Las piedras originales, las lápidas con las inscripciones que recordaban a los mártires de la libertad ejecutados en agosto de 1824, formaron durante décadas parte del inventario de escombros de la ciudad.
Las viejas inscripciones recordaban la historia del monumento desde que empezó a gestarse en el año 1868, hasta que en 1900 fue levantado en una nueva ubicación. Nos recordaban cuando se empezaron las obras y el momento en el que el obelisco se trasladó desde su lugar original, en la Puerta de Purchena, hasta la Plaza Vieja.
El abandono de las lápidas iba muy unido al olvido en el que fue cayendo el cenotafio con el transcurso de los años, cuando pasó de ser un lugar de referencia en el corazón de la ciudad a convertirse en un estorbo cuando las autoridades pensaron que había que “hermosear” y darle más anchura a la Puerta de Purchena. Desde ese momento el célebre pingurucho fue más una molestia que un monumento y para buscarle una solución se optó por el traslado.
En 1899 se iniciaron las obras para levantar el obelisco en la Plaza Vieja, pero los trabajos se llevaron con tanta parsimonia, con tanta desgana, que llegaron a eternizarse. En mayo de 1900, casi nueve meses después de que comenzara el traslado de las piedras, la prensa local denunciaba la dejadez de las autoridades: “Desde hace no sabemos cuánto tiempo, el cenotafio está sin terminar, siendo algo así como una prueba palpable del abandono del municipio para ciertas cosas”.
También se hacían eco los periódicos de aquel tiempo del trato indecoroso que habían recibido los restos de los mártires, que cuando se llevó a cabo el derribo del monumento de la Puerta de Purchena fueron depositados en “una miserable caja” y fueron guardados en la iglesia de San Sebastián. “La iglesia es una tumba cercana a las regiones celestes; el cenotafio, al aire libre, es un panteón abierto al respeto y a la admiración de todos”, contaban los cronistas que pedían el regreso de las cenizas de los mártires a su lugar de origen.

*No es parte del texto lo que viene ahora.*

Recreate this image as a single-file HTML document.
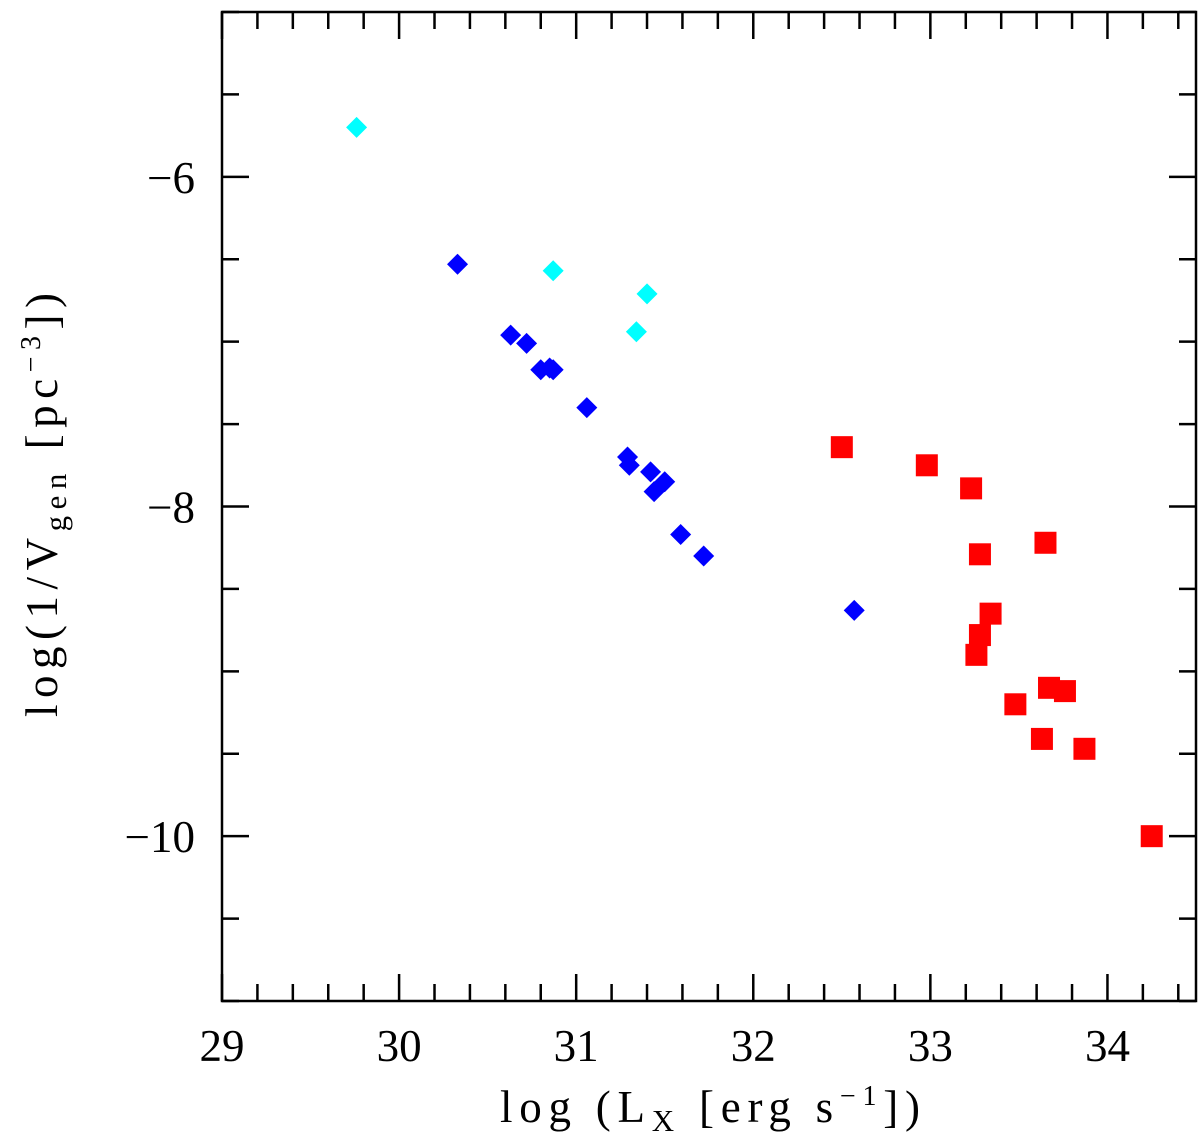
<!DOCTYPE html>
<html><head><meta charset="utf-8"><style>
html,body{margin:0;padding:0;background:#fff;}
svg{display:block;font-family:"Liberation Serif","DejaVu Serif",serif;}
</style></head><body>
<svg id="chart" width="1200" height="1137" viewBox="0 0 1200 1137" xmlns="http://www.w3.org/2000/svg">
<g id="axes"></g>
<g id="marks"></g>
<text x="500" y="1122" font-size="45" textLength="420" lengthAdjust="spacing">log (L<tspan font-size="31" dy="9">X</tspan><tspan dy="-9"> [erg s</tspan><tspan font-size="28" dy="-17">−1</tspan><tspan dy="17">])</tspan></text>
<text transform="translate(57,717) rotate(-90)" font-size="45" textLength="424" lengthAdjust="spacing">log(1/V<tspan font-size="31" dy="9">gen</tspan><tspan dy="-9">  [pc</tspan><tspan font-size="28" dy="-17">−3</tspan><tspan dy="17">])</tspan></text>
</svg>
<script>
const xTickLabels=[29,30,31,32,33,34];
const yTickLabels=[-6,-8,-10];
const cyanX=[29.76,30.87,31.40,31.34];
const cyanY=[-5.70,-6.57,-6.71,-6.94];
const blueX=[30.33,30.63,30.72,30.80,30.85,30.87,31.06,31.29,31.30,31.42,31.44,31.50,31.59,31.72,32.57];
const blueY=[-6.53,-6.96,-7.01,-7.17,-7.16,-7.17,-7.40,-7.70,-7.75,-7.79,-7.91,-7.85,-8.17,-8.30,-8.63];
const redX=[32.50,32.98,33.23,33.65,33.28,33.34,33.28,33.26,33.48,33.67,33.76,33.63,33.87,34.25];
const redY=[-7.64,-7.75,-7.89,-8.22,-8.29,-8.65,-8.78,-8.90,-9.20,-9.10,-9.12,-9.41,-9.47,-10.00];

const L=222,R=1196,T=12,B=1001,XMIN=29,XMAX=34.5,YMIN=-11,YMAX=-5;
const sx=v=>L+(v-XMIN)*(R-L)/(XMAX-XMIN);
const sy=v=>B-(v-YMIN)*(B-T)/(YMAX-YMIN);
const NS="http://www.w3.org/2000/svg";
const axes=document.getElementById('axes'),marks=document.getElementById('marks');
function mk(tag,attrs,parent){const e=document.createElementNS(NS,tag);for(const k in attrs)e.setAttribute(k,attrs[k]);parent.appendChild(e);return e;}
const frame=mk('rect',{x:L,y:T,width:R-L,height:B-T,fill:'none',stroke:'#000','stroke-width':2.5},axes);


for(let i=0;i<=27;i++){const v=XMIN+i*0.2;if(v>XMAX+1e-6)break;const major=Math.abs(v-Math.round(v))<1e-6;const len=major?27:17;const x=sx(v);
 const t1=mk('line',{x1:x,x2:x,y1:B,y2:B-len,stroke:'#000','stroke-width':2.5},axes);
 
 
 const t2=mk('line',{x1:x,x2:x,y1:T,y2:T+len,stroke:'#000','stroke-width':2.5},axes);
 
 }
for(let i=0;i<=12;i++){const v=YMIN+i*0.5;const major=Math.abs(v-Math.round(v))<1e-6&&Math.round(v)%2===0;const len=major?27:17;const y=sy(v);
 const t1=mk('line',{x1:L,x2:L+len,y1:y,y2:y,stroke:'#000','stroke-width':2.5},axes);
 
 
 const t2=mk('line',{x1:R,x2:R-len,y1:y,y2:y,stroke:'#000','stroke-width':2.5},axes);
 
 }
xTickLabels.forEach(v=>{const t=mk('text',{x:sx(v),y:1061,'font-size':45,'text-anchor':'middle'},axes);t.textContent=String(v);
 
 });
yTickLabels.forEach(v=>{const t=mk('text',{x:195,y:sy(v)+16,'font-size':45,'text-anchor':'end'},axes);t.textContent='−'+Math.abs(v);
 
 });
function diamonds(xs,ys,color,name){xs.forEach((xv,i)=>{const x=sx(xv),y=sy(ys[i]),h=10.5;
 const p=mk('polygon',{points:`${x},${y-h} ${x+h},${y} ${x},${y+h} ${x-h},${y}`,fill:color},marks);
 
 });}
diamonds(cyanX,cyanY,'#00ffff','cyan-point');
diamonds(blueX,blueY,'#0000ff','blue-point');
redX.forEach((xv,i)=>{const x=sx(xv),y=sy(redY[i]),h=11;
 const r=mk('rect',{x:x-h,y:y-h,width:2*h,height:2*h,fill:'#ff0000'},marks);
 
 });
</script>
</body></html>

En junio de 1900 se reanudaron los trabajos para terminar el cenotafio en su nueva ubicación y el 24 de agosto de ese mismo año se celebró una procesión cívica para trasladar los restos de los Coloraos desde la iglesia de San Sebastián a la Plaza Vieja.
El nuevo recinto del obelisco no fue del agrado de un sector de la opinión pública por el deterioro moral de la plaza del Ayuntamiento y su entorno. “Escándalos sin nombre se producen en la Plaza de la Constitución. Ya no solo es la ‘Salve’, la ‘Teresona’ y otras señoras, sino que a la entrada por la calle de Marín se ha establecido una casa de lenocinio con el aspecto de taberna, que va en contra de un monumento pensado como lugar de recato y recogimiento”.
El monumento a los mártires de la libertad echó raíces en la Plaza Vieja y sobrevivió a los años de la Guerra Civil y a los bombardeos. Pero el nuevo régimen no tardó en considerarlo como un estorbo, como un trozo de piedra inútil que no representaba la historia de la ciudad. En marzo de 1941 apareció un artículo en el diario local Yugo que hacía presagiar que los días del obelisco estaban contados: “Frente al Ayuntamiento, en la Plaza Vieja, quedan en pie unos cuantos árboles y unos pobres jardines junto al horripilante obelisco que recuerda todavía a los mártires de la constitución”, denunciaba la prensa del Movimiento.
El cenotafio acabó convertido en un estercolero donde iban los niños a hacer sus necesidades con la complicidad de los jardines. Así permaneció hasta que en el invierno de 1943, unos meses antes de la visita de Franco a la ciudad, el Ayuntamiento encargó a la empresa Duarín su derribo y su posterior traslado. Los trabajos se prolongaron durante varias semanas y la obra le costó al municipio 13.286 pesetas.
Las piedras de los Coloraos, numeradas para que no se perdieran, fueron trasladadas en carros a la Plaza de Pavía, donde formaron parte del entorno durante una década, amontanadas entre los escombros formando una caótica muralla donde iban los niños a orinar. En enero de 1944 hubo un intento por parte de un concejal de recuperar el monumento. Se llegó a hacer hasta un informe sobre el precio de la reconstrucción del obelisco, que finalmente siguió en arrinconado en la Plaza de Pavía, hasta que la construcción del mercado público obligó a llevarse las piedras al puerto pesquero.